■ **YOUR INSTRUCTIONS**:
Please count the lines below that contain the word "matplotlib", and reply with that number alone.

■ **RECORDS SHOWN**:
┌────────
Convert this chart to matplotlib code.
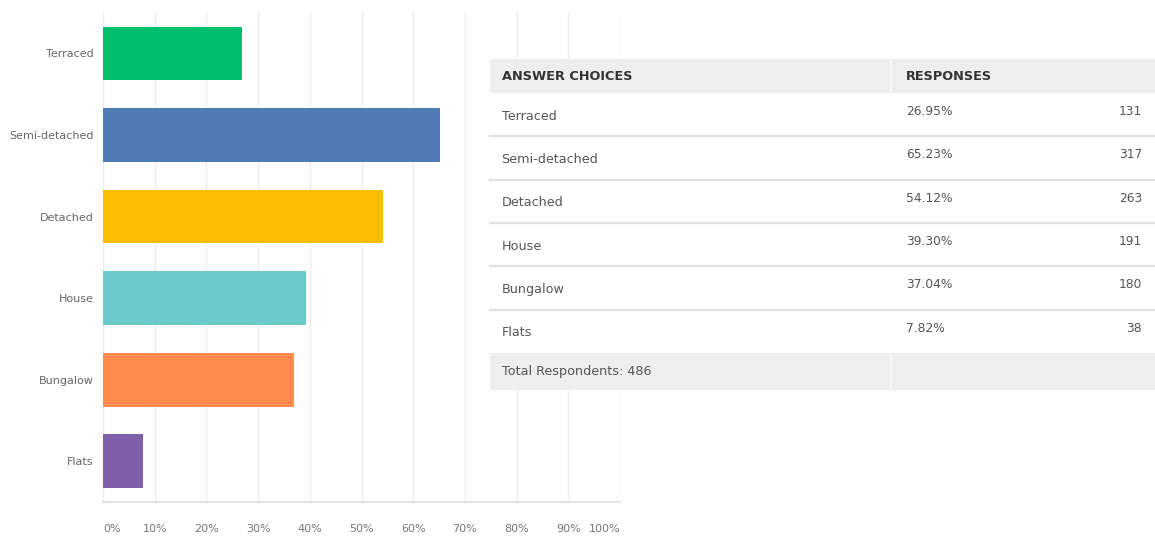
└────────
┌────────
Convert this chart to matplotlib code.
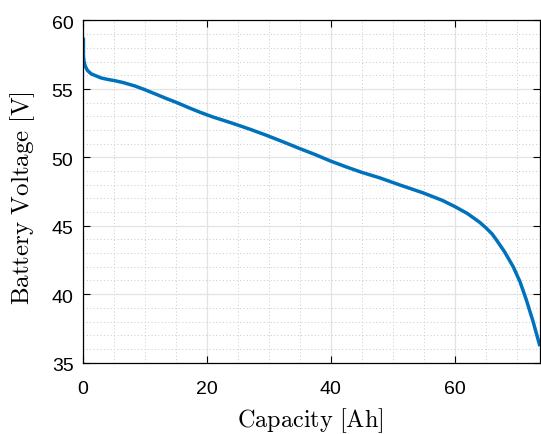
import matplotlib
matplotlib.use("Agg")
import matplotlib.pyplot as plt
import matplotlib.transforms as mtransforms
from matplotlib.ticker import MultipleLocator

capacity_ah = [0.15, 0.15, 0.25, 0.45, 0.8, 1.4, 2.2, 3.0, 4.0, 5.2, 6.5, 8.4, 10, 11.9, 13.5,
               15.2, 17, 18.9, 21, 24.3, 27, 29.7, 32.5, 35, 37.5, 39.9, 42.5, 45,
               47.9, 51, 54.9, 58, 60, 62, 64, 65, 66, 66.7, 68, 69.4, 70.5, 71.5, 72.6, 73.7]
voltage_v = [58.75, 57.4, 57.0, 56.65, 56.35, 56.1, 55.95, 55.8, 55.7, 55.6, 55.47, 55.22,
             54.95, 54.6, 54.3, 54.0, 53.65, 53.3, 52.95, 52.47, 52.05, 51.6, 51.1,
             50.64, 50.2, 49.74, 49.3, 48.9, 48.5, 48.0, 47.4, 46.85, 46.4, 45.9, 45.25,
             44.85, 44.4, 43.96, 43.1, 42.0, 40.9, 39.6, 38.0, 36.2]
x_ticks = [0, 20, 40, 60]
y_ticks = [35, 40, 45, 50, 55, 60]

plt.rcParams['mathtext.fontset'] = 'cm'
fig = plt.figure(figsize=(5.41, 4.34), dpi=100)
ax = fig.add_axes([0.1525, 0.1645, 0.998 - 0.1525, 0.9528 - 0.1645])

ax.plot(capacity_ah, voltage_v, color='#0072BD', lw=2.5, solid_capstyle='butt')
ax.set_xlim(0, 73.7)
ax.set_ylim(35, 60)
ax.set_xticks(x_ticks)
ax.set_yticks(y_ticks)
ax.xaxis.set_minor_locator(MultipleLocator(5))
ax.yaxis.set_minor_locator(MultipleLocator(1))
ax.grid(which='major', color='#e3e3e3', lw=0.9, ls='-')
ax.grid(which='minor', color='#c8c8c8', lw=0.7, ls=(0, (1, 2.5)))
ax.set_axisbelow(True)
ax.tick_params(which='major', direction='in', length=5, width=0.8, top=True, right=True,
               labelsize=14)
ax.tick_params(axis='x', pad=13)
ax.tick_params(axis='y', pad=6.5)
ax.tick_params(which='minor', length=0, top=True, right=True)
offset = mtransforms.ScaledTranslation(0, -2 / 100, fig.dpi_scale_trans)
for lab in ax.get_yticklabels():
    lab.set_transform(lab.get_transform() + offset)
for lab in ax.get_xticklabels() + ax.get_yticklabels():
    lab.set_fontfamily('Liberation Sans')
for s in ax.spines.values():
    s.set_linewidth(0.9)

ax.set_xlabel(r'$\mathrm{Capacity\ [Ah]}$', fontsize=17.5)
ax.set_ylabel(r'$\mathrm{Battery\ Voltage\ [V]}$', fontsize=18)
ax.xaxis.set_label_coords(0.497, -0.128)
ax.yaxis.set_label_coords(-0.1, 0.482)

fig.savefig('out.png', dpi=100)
└────────
■ **WRITTEN RESPONSE**:
7